Cressy parlayed his serve-and-volley attack into his 17th victory of the season and third tour-level semifinal. He hit 27 aces against 12 double faults, won 86 percent (59 of 69) of his first-serve points and saved all three break points he faced. Cressy outpointed Johnson 103-95 during the two-hour and 25-minute match.

“It was actually a very tough first set, a lot of nerves. Playing on the centre court is incredible,” Cressy said during his on-court interview. “[Johnson] is a terrific player. He was extremely focussed and sharp on the serve in the first set. I had to stay focussed on my serve, what I can control, and I was really able to do it successfully, especially starting in the second set.”

• In Thursday’s second quarterfinal, No. 22 John Isner, a four-time titlist at Newport (2011-12, 2017, 2019), defeated France’s 48th-ranked Benjamin Bonzi, 7-6 (2), 6-7 (6), 7-6 (5), in two hours and 46 minutes to extend his Newport winning streak to 10 matches. He’s 25-5 lifetime at the International Tennis Hall of Fame.

Bonzi, who was 8-3 on grass this season coming in, saved seven match points before Isner finally won on his eighth match-point opportunity in the third-set tie-break. Isner struck 29 aces and saved both break points he faced. He outpointed Bonzi 121-114.

“I got off to a good start in the [final] tie-break and I needed every single bit of it, obviously,” Isner said after his victory. “Eventually I was able to win. That was a crazy match, for sure.”

• No. 1 seed Felix Auger-Aliassime of Canada completed his suspended second-round match against No. 102 Jason Kubler of Australia and was upset, 4-6, 6-3, 7-6 (4), in two hours and 53 minutes. The match began late Wednesday afternoon and was suspended by darkness at 8:30 p.m. Wednesday evening with the World No. 9 Auger-Aliassime leading 6-4, 3-6, 6-5, on serve.

When play resumed Thursday afternoon, Kubler saved a match point, then beat Auger-Aliassime in a third-set tie-break 7-4. It was his first career Top-10 victory. Kubler, who will break into the Top 100 next week, will face No. 8 seed James Duckworth of Australia in Friday’s quarterfinal round.

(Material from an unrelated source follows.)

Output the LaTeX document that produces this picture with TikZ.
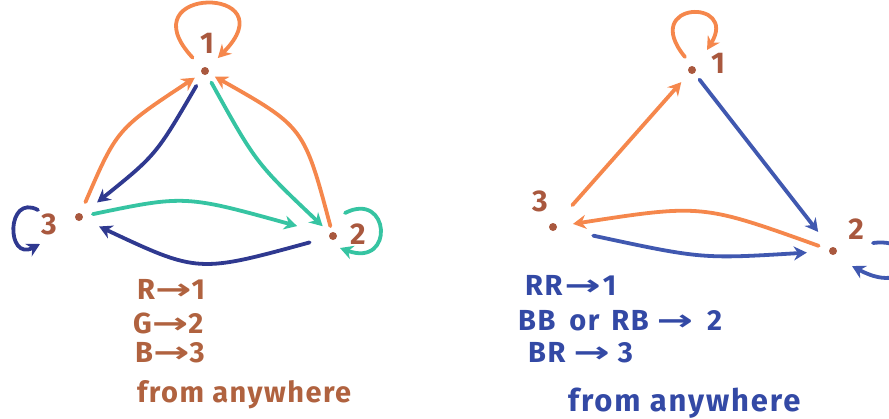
\documentclass[tikz,border=0pt]{standalone}
\usepackage{fontspec}
\setmainfont{Fira Sans}
\newfontfamily\arrowfont{DejaVu Sans}
\usetikzlibrary{arrows.meta}
\definecolor{mkorange}{HTML}{F5874C}
\definecolor{mkteal}{HTML}{36C4A2}
\definecolor{mknavy}{HTML}{2F3990}
\definecolor{mkblue}{HTML}{4058B0}
\definecolor{dotbrown}{HTML}{A9583E}
\definecolor{txtbrown}{HTML}{B0623F}
\definecolor{txtblue}{HTML}{3349A5}
\newcommand\goesto{{\arrowfont\bfseries\scalebox{1.5}[1]{→}}}
\tikzset{
  dot/.style={circle,fill=dotbrown,inner sep=0pt,minimum size=8pt},
  num/.style={text=dotbrown,font=\bfseries\fontsize{30}{30}\selectfont,inner sep=1pt},
  pen/.style={line width=3.8pt,line cap=round,-{Stealth[length=13pt,width=14pt]}},
  rulez/.style={anchor=base west,inner sep=0pt,font=\bfseries\fontsize{29}{29}\selectfont\addfontfeature{LetterSpace=5}}
}
\begin{document}
\begin{tikzpicture}[x=1pt,y=-1pt]
\useasboundingbox (0,0) rectangle (889,418);
% left: one colour, one move
\node[dot] (l1) at (205,71) {};
\node[dot] (l2) at (333,236) {};
\node[dot] (l3) at (79,217) {};
\node[num] (l1n) at (207,43) {1};
\node[num] (l2n) at (358,234) {2};
\node[num] (l3n) at (49,224) {3};
\draw[pen,mkorange,shorten <=12pt,shorten >=8pt] (l3) .. controls (117,129) .. (l1);
\draw[pen,mknavy,shorten <=13pt,shorten >=19pt] (l1) .. controls (156,155) .. (l3);
\draw[pen,mkteal,shorten <=9pt,shorten >=10pt] (l1) .. controls (256,163) .. (l2);
\draw[pen,mkorange,shorten <=6pt,shorten >=7pt] (l2) .. controls (304,127) .. (l1);
\draw[pen,mkteal,shorten <=10pt,shorten >=33pt] (l3) .. controls (185,195) .. (l2);
\draw[pen,mknavy,shorten <=20pt,shorten >=18pt] (l2) .. controls (198,273) .. (l3);
\draw[pen,mkorange,shorten <=14pt,shorten >=14pt] (l1) .. controls (125,-15) and (290,-15) .. (l1);
\draw[pen,mknavy] ([shift={(-11,-14)}]l3n.center) .. controls +(-32,-17) and +(-34,18) .. ([shift={(-9,20)}]l3n.center);
\draw[pen,mkteal] ([shift={(-13,-21)}]l2n.center) .. controls +(45,-23) and +(55,20) .. ([shift={(-18,14)}]l2n.center);
\node[rulez,text=txtbrown] (lr1) at (137,299) {R\goesto1};
\node[rulez,text=txtbrown] (lr2) at (133,333) {G\goesto2};
\node[rulez,text=txtbrown] (lr3) at (135,362) {B\goesto3};
\node[rulez,text=txtbrown] (lfrom) at (137,402) {from anywhere};
% right: two colours in a row
\node[dot] (r1) at (692,70) {};
\node[dot] (r2) at (833,251) {};
\node[dot] (r3) at (553,227) {};
\node[num] (r1n) at (718,63) {1};
\node[num] (r2n) at (856,229) {2};
\node[num] (r3n) at (540,201) {3};
\draw[pen,mkorange,shorten <=25pt,shorten >=12pt] (r3) -- (r1);
\draw[pen,mkblue,shorten <=8pt,shorten >=20pt] (r1) -- (r2);
\draw[pen,mkorange,shorten <=11pt,shorten >=16pt] (r2) .. controls (702,204) .. (r3);
\draw[pen,mkblue,shorten <=37pt,shorten >=22pt] (r3) .. controls (702,259) .. (r2);
\draw[pen,mkorange] ([shift={(-7,-13)}]r1.center) .. controls +(-46,-56) and +(32,-52) .. ([shift={(15,-20)}]r1.center);
\draw[pen,mkblue] ([shift={(40,-8)}]r2.center) .. controls +(52,-7) and +(63,34) .. ([shift={(19,15)}]r2.center);
\node[rulez,text=txtblue] (rr1) at (525,295) {RR\hspace{2pt}\goesto\hspace{2pt}1};
\node[rulez,text=txtblue] (rr2) at (518,330) {BB\hspace{14pt}or\hspace{12pt}RB\hspace{8pt}\goesto\hspace{14pt}2};
\node[rulez,text=txtblue] (rr3) at (528,362) {BR\hspace{8pt}\goesto\hspace{8pt}3};
\node[rulez,text=txtblue,font=\bfseries\fontsize{31}{31}\selectfont\addfontfeature{LetterSpace=6}] (rfrom) at (568,411) {from anywhere};
\end{tikzpicture}
\end{document}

“I was pretty nervous, to be honest,” Kubler, 29, admitted during his on-court interview. “Luckily the last couple months I’ve been doing so much work on my serve. I was thinking about all the stuff I’ve done the last couple of months and that’s what gave me a bit of confidence.

“Just very fortunate to be in this position. Today could have gone either way. .. Fortunate that it went my way today, but I’m just happy that I stuck in and tried my best for the whole time.”

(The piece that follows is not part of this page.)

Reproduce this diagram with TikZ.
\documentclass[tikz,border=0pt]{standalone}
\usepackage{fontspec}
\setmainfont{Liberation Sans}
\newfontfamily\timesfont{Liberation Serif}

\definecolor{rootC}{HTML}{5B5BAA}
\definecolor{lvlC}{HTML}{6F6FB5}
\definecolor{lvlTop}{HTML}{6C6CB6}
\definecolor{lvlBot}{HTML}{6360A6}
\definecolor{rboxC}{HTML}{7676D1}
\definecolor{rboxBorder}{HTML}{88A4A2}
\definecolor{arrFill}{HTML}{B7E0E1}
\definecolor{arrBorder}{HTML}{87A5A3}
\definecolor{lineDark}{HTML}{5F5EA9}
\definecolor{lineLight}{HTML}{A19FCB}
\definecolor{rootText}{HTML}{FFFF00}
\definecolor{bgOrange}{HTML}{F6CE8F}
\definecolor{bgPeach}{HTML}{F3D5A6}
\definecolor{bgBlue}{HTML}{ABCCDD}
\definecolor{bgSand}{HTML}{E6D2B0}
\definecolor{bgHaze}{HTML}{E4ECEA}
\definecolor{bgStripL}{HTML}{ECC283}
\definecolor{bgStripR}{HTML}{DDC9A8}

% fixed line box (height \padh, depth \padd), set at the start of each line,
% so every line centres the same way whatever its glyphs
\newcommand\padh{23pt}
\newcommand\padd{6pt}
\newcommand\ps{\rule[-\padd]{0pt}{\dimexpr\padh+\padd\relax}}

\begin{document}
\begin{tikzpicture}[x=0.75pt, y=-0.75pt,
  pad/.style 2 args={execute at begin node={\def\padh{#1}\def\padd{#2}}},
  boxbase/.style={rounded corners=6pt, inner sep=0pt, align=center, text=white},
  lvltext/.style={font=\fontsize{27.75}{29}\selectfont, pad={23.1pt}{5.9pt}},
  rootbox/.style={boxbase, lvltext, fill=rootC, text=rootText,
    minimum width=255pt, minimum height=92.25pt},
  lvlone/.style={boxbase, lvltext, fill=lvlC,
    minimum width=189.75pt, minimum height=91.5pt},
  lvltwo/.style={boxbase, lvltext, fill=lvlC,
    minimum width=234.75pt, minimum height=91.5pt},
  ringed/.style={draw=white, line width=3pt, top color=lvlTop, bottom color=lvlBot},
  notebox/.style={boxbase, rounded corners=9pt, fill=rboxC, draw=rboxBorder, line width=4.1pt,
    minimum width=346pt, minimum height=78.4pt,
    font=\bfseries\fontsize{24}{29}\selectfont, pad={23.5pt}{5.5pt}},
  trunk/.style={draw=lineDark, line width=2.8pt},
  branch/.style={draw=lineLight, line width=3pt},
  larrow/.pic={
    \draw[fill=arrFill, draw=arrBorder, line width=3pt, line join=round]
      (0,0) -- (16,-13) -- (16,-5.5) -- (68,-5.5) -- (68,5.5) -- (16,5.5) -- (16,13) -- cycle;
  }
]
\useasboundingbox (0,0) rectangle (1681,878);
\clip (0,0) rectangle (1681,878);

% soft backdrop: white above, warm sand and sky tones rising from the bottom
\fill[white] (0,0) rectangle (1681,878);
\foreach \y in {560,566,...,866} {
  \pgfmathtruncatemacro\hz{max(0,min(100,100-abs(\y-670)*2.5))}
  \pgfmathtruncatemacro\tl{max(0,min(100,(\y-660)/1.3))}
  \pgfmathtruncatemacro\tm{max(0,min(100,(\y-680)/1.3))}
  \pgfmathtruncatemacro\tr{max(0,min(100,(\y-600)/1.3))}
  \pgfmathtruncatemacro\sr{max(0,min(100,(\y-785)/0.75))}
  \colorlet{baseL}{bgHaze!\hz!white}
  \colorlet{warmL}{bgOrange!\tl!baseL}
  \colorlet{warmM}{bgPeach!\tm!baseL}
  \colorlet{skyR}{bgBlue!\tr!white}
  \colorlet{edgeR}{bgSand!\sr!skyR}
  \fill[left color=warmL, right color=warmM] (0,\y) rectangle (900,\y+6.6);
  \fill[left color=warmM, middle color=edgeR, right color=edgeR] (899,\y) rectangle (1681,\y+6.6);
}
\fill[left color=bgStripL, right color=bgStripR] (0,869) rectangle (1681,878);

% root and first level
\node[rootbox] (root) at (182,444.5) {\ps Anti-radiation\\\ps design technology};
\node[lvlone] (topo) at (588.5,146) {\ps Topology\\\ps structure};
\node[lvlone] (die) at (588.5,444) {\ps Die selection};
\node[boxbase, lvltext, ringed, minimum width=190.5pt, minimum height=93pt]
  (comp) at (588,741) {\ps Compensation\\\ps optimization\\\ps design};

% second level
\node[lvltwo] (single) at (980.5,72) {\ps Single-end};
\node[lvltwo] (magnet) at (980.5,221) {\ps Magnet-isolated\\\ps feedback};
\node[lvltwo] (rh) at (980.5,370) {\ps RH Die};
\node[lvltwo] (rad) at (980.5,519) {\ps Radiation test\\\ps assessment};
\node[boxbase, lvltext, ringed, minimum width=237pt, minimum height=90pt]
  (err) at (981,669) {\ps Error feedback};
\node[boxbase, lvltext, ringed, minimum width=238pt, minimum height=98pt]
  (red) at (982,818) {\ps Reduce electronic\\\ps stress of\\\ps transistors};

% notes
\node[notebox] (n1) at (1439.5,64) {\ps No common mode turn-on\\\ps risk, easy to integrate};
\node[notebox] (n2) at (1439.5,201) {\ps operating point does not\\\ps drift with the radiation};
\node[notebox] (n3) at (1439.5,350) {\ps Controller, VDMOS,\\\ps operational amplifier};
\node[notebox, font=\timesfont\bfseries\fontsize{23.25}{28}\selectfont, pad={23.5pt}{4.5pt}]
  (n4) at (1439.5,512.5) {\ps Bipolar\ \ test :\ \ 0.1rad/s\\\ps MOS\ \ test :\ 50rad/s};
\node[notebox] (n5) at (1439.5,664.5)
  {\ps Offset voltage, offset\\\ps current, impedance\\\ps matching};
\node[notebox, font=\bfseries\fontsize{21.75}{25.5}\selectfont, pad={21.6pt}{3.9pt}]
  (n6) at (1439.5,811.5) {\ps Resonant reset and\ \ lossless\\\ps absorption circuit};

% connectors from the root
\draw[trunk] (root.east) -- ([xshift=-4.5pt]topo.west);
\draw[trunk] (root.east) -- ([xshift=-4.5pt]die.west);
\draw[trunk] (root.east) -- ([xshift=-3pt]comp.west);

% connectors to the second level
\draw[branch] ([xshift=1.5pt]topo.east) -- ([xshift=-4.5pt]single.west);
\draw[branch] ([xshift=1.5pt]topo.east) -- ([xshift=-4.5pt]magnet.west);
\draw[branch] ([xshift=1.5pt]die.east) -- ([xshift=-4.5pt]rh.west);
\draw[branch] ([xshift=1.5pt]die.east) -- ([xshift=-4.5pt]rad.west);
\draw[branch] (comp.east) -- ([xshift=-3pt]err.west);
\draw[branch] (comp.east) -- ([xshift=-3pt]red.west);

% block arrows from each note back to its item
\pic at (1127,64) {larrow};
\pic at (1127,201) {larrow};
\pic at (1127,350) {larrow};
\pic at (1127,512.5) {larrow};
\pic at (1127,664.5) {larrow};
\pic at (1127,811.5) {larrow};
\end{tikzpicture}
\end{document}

Thursday’s Infosys Hall of Fame Open results

Friday’s Infosys Hall of Fame order of play

By the numbers

John Isner now has 13,801 career service aces after hitting 29 in his quarterfinal win over Benjamin Bonzi Thursday afternoon.

“Quotable …”

“As [a] Tour, we’re going around the world. There are definitely efforts that we can keep on doing to make our world a better place, not just for now, but for the future. I would be happy to be a part of it to do the things that I can control the best that I can to make a good impact. And definitely I think as a whole we can make a difference.

“People like this are very inspiring in what they do. The effort, the courage it takes to do everything that they’re doing is very inspiring.”

– No. 1 seed Felix Auger-Aliassime of Canada, who visited 11th Hour Racing Team’s boat in Newport on Monday to learn about ocean health and the organization’s sustainability efforts.